To understand the difference between the two we must first look at their respective purpose. The purpose of teaching is to help people understand the Bible and it’s truths; to help the listeners know about God and what He has said. Broadly speaking, teaching addresses the mind more than the heart. This does not mean that the teacher does not challenge his students to apply the Word into their lives. He does, and he must, as teaching of the Bible has to lead to life-change.

On the other hand, the purpose of preaching is to help people hear what the Word of God is saying to them now. It targets the heart; to inspire, challenge and cause the listeners to apply God’s Word in their lives—leading to life-change.
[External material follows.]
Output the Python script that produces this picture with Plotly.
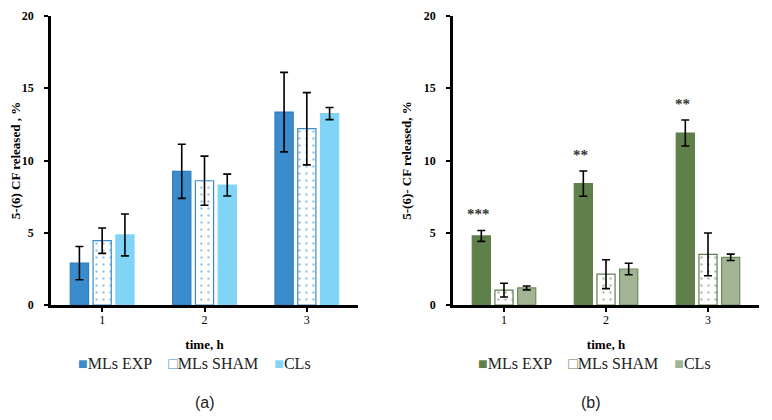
import plotly.graph_objects as go

# time points (h)
times = [1, 2, 3]
groups = ["MLs EXP", "MLs SHAM", "CLs"]

# panel (a) - 5-(6) CF released, %
a_exp = [2.9, 9.25, 13.35]
a_exp_err = [1.15, 1.87, 2.75]
a_sham = [4.45, 8.6, 12.2]
a_sham_err = [0.88, 1.7, 2.5]
a_cls = [4.85, 8.3, 13.25]
a_cls_err = [1.45, 0.76, 0.42]

# panel (b)
b_exp = [4.78, 8.4, 11.9]
b_exp_err = [0.38, 0.87, 0.9]
b_sham = [1.03, 2.13, 3.5]
b_sham_err = [0.48, 1.0, 1.48]
b_cls = [1.18, 2.49, 3.3]
b_cls_err = [0.13, 0.4, 0.22]
b_stars = ["***", "**", "**"]

SERIF = "Liberation Serif"
colors_a = [("#3a8ccc", "#2c7dc0"), ("white", "#3a8ccc"), ("#80d5f7", "#80d5f7")]
colors_b = [("#5f7f4b", "#5f7f4b"), ("white", "#5f7f4b"), ("#a2b494", "#6f8b5c")]

# the page body adds an 8px margin, so the figure is a bit smaller than the window
W, H, OFF = 756, 404, 8


def fx(px):
    return (px - OFF) / W


def fy(py):
    return 1 - (py - OFF) / H


fig = go.Figure()


def add_bar(name, y, err, fill, line, xaxis, yaxis, dotted=False):
    pattern = dict(shape="")
    if dotted:
        pattern = dict(shape=".", fgcolor=line, bgcolor="white", size=7, solidity=0.1)
    fig.add_trace(go.Bar(
        x=times, y=y, name=name,
        xaxis=xaxis, yaxis=yaxis, showlegend=False,
        marker=dict(color=fill, line=dict(color=line, width=1.2), pattern=pattern),
        error_y=dict(type="data", array=err, color="black", thickness=1.6, width=4),
        hoverinfo="skip",
    ))


for name, vals, errs, (fill, line), dotted in zip(
        groups, [a_exp, a_sham, a_cls], [a_exp_err, a_sham_err, a_cls_err],
        colors_a, [False, True, False]):
    add_bar(name, vals, errs, fill, line, "x", "y", dotted)

for name, vals, errs, (fill, line), dotted in zip(
        groups, [b_exp, b_sham, b_cls], [b_exp_err, b_sham_err, b_cls_err],
        colors_b, [False, True, False]):
    add_bar(name, vals, errs, fill, line, "x2", "y2", dotted)

# significance marks above MLs EXP bars
for t, v, e, s in zip(times, b_exp, b_exp_err, b_stars):
    fig.add_annotation(
        x=t - 0.25, y=v + e + 0.45, xref="x2", yref="y2", text=f"<b>{s}</b>",
        showarrow=False, yanchor="bottom",
        font=dict(family=SERIF, size=15, color="#333333"),
    )

tick_font = dict(family=SERIF, size=12, color="black")
title_font = dict(family=SERIF, size=13, color="black")
axis_common = dict(
    showline=True, linecolor="black", linewidth=2.6,
    ticks="outside", tickcolor="black", tickwidth=2, ticklen=4,
    showgrid=False, zeroline=False, automargin=False,
    tickfont=tick_font, tickprefix="<b>", ticksuffix="</b>",
)

xdom_a = [fx(51), fx(358)]
xdom_b = [fx(453), fx(759)]
ydom = [fy(305), fy(16)]

fig.update_layout(
    width=W, height=H,
    margin=dict(l=0, r=0, t=0, b=0, autoexpand=False),
    paper_bgcolor="white", plot_bgcolor="white",
    barmode="group", bargap=0.333, bargroupgap=0.2,
    showlegend=False,
    xaxis=dict(domain=xdom_a, anchor="y", range=[0.5, 3.5], tickvals=times,
               ticklabelstandoff=-2,
               title=dict(text="<b>time, h</b>", standoff=14, font=title_font),
               **axis_common),
    yaxis=dict(domain=ydom, anchor="x", range=[0, 20], dtick=5,
               ticklabelstandoff=8,
               title=dict(text="<b>5-(6) CF released , %</b>", standoff=10, font=title_font),
               **axis_common),
    xaxis2=dict(domain=xdom_b, anchor="y2", range=[0.5, 3.5], tickvals=times,
                ticklabelstandoff=-2,
                title=dict(text="<b>time, h</b>", standoff=14, font=title_font),
                **axis_common),
    yaxis2=dict(domain=ydom, anchor="x2", range=[0, 20], dtick=5,
                ticklabelstandoff=8,
                title=dict(text="<b>5-(6)- CF released, %</b>", standoff=10, font=title_font),
                **axis_common),
)


# legend rows under each panel
def legend_text(cols):
    sym = ["■", "□", "■"]
    parts = []
    for g, s, (fill, line) in zip(groups, sym, cols):
        c = line if s == "□" else fill
        parts.append(f"<span style='color:{c}'>{s}</span>{g}")
    return "&nbsp;&nbsp;&nbsp;&nbsp;".join(parts)


for cols, cx in [(colors_a, 194), (colors_b, 594)]:
    fig.add_annotation(
        x=fx(cx), y=fy(363), xref="paper", yref="paper",
        xanchor="center", yanchor="middle",
        text=legend_text(cols), showarrow=False,
        font=dict(family="Liberation Serif, DejaVu Sans", size=16, color="#222222"),
    )

for lbl, cx in [("(a)", 205), ("(b)", 591)]:
    fig.add_annotation(
        x=fx(cx), y=fy(402), xref="paper", yref="paper",
        xanchor="center", yanchor="middle", text=lbl,
        showarrow=False, font=dict(family="Liberation Sans", size=16, color="#222222"),
    )

fig.write_html("out.html")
The sermon at a worship service is where preaching ought to take place. However, in many churches (across all denominations, but especially among conservative evangelical churches) teaching makes up the bulk of the sermon. Explanation is given by the preacher about how he had arrived at his interpretation. He may go into the original language, provide the historical context of the Bible text, take the listeners on a tour of the geography, give the different possible interpretations as he quotes this and that scholar, and refers to other Bible references to underscore his interpretation, but he never gets to the address the question, So what?
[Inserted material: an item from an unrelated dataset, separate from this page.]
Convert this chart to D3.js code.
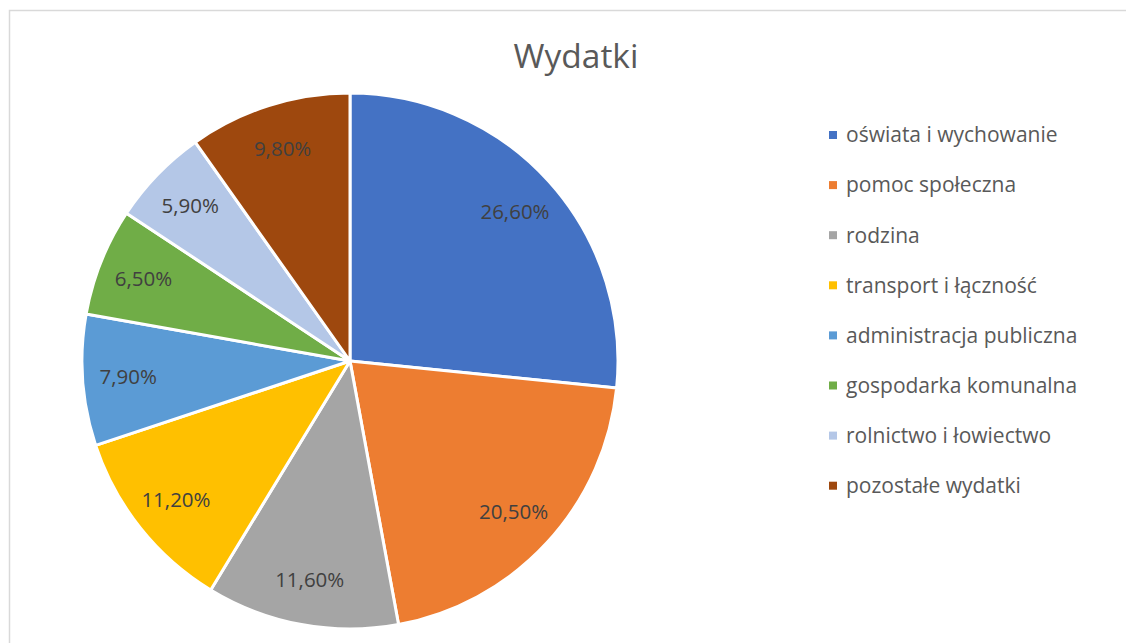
<!DOCTYPE html>
<html>
<head>
<meta charset="UTF-8">
<title>Wydatki</title>
<style>
  body { margin: 0; background: #fff; }
  svg { display: block; font-family: "Open Sans", Lato, sans-serif; }
</style>
<script src="https://d3js.org/d3.v7.min.js"></script>
</head>
<body>
<svg width="1126" height="643"></svg>
<script>
var categories = ["oświata i wychowanie", "pomoc społeczna", "rodzina", "transport i łączność",
                  "administracja publiczna", "gospodarka komunalna", "rolnictwo i łowiectwo", "pozostałe wydatki"];
var values = [26.6, 20.5, 11.6, 11.2, 7.9, 6.5, 5.9, 9.8];
var colors = ["#4472C4", "#ED7D31", "#A5A5A5", "#FFC000", "#5B9BD5", "#70AD47", "#B4C7E7", "#9E480E"];

var svg = d3.select("svg");

// chart frame
svg.append("rect")
    .attr("x", 9.5).attr("y", 10.5)
    .attr("width", 1200).attr("height", 700)
    .attr("fill", "#fff")
    .attr("stroke", "#d9d9d9")
    .attr("stroke-width", 1.5);

svg.append("text")
    .attr("x", 576).attr("y", 68)
    .attr("text-anchor", "middle")
    .attr("fill", "#595959")
    .attr("font-size", 33.5)
    .text("Wydatki");

var cx = 350, cy = 361, R = 268;

var pie = d3.pie().sort(null).value(function(d) { return d; });
var arc = d3.arc().innerRadius(0).outerRadius(R);
var labelArc = d3.arc().innerRadius(R * 0.83).outerRadius(R * 0.83);
var fmt = function(v) { return v.toFixed(2).replace(".", ",") + "%"; };

var g = svg.append("g").attr("transform", "translate(" + cx + "," + cy + ")");
var arcs = pie(values);

g.selectAll("path")
    .data(arcs)
    .enter().append("path")
    .attr("d", arc)
    .attr("fill", function(d, i) { return colors[i]; })
    .attr("stroke", "#fff")
    .attr("stroke-width", 3)
    .attr("stroke-linejoin", "round");

g.selectAll("text")
    .data(arcs)
    .enter().append("text")
    .attr("transform", function(d) { return "translate(" + labelArc.centroid(d) + ")"; })
    .attr("text-anchor", "middle")
    .attr("dy", "0.35em")
    .attr("fill", "#404040")
    .attr("font-size", 20.5)
    .text(function(d) { return fmt(d.data); });

// legend
var legend = svg.append("g").attr("transform", "translate(829,135)");
var row = legend.selectAll("g")
    .data(categories)
    .enter().append("g")
    .attr("transform", function(d, i) { return "translate(0," + (i * 50.1) + ")"; });

row.append("rect")
    .attr("x", 0).attr("y", -4)
    .attr("width", 8).attr("height", 8)
    .attr("fill", function(d, i) { return colors[i]; });

row.append("text")
    .attr("x", 17)
    .attr("dy", "0.35em")
    .attr("fill", "#595959")
    .attr("font-size", 21)
    .text(function(d) { return d; });
</script>
</body>
</html>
What? is what teaching focuses on. So what? is what preaching should focus on. It is the message of the passage; the big point of the sermon. It cannot be left to the last five minutes of the sermon; the preacher would have lost his listeners to the message because he had lost them with his elaborate explanation of the text. The message may be hinted at early in the sermon;  certainly it must be developed as the sermon is preached, with plenty of time for amplification and application after the thrust has been stated. For a sermon to have been effective, the listeners must go away knowing clearly what the message was about and be impacted by it.

Is teaching not important in a sermon? It certainly is—very important, because the message is based on the Bible. In other words, teaching must be the basis of the preaching; teaching must inform the preaching. However, in a sermon the teaching content cannot take a disproportionate amount of time. The preacher does not do his exegesis at the pulpit; he does that in his study. At the pulpit he preaches the message that he has distilled from his study, having sought the Lord in prayer, and under the inspiration of the Holy Spirit.

The pulpit at the weekly worship service is not the place to do teaching (I should qualify that with the word “elaborate”). Bible classes and special seminars are the places where more in-depth Bible teaching happens. And that, we must have in our churches. Christians must be know the Word of God; they must be taught the Bible. But not through the sermon at the weekly worship service (don’t take this sentence out of context!). The purpose of preaching is to bring a message from the Lord based on the Word of God to the listeners that they need to hear now.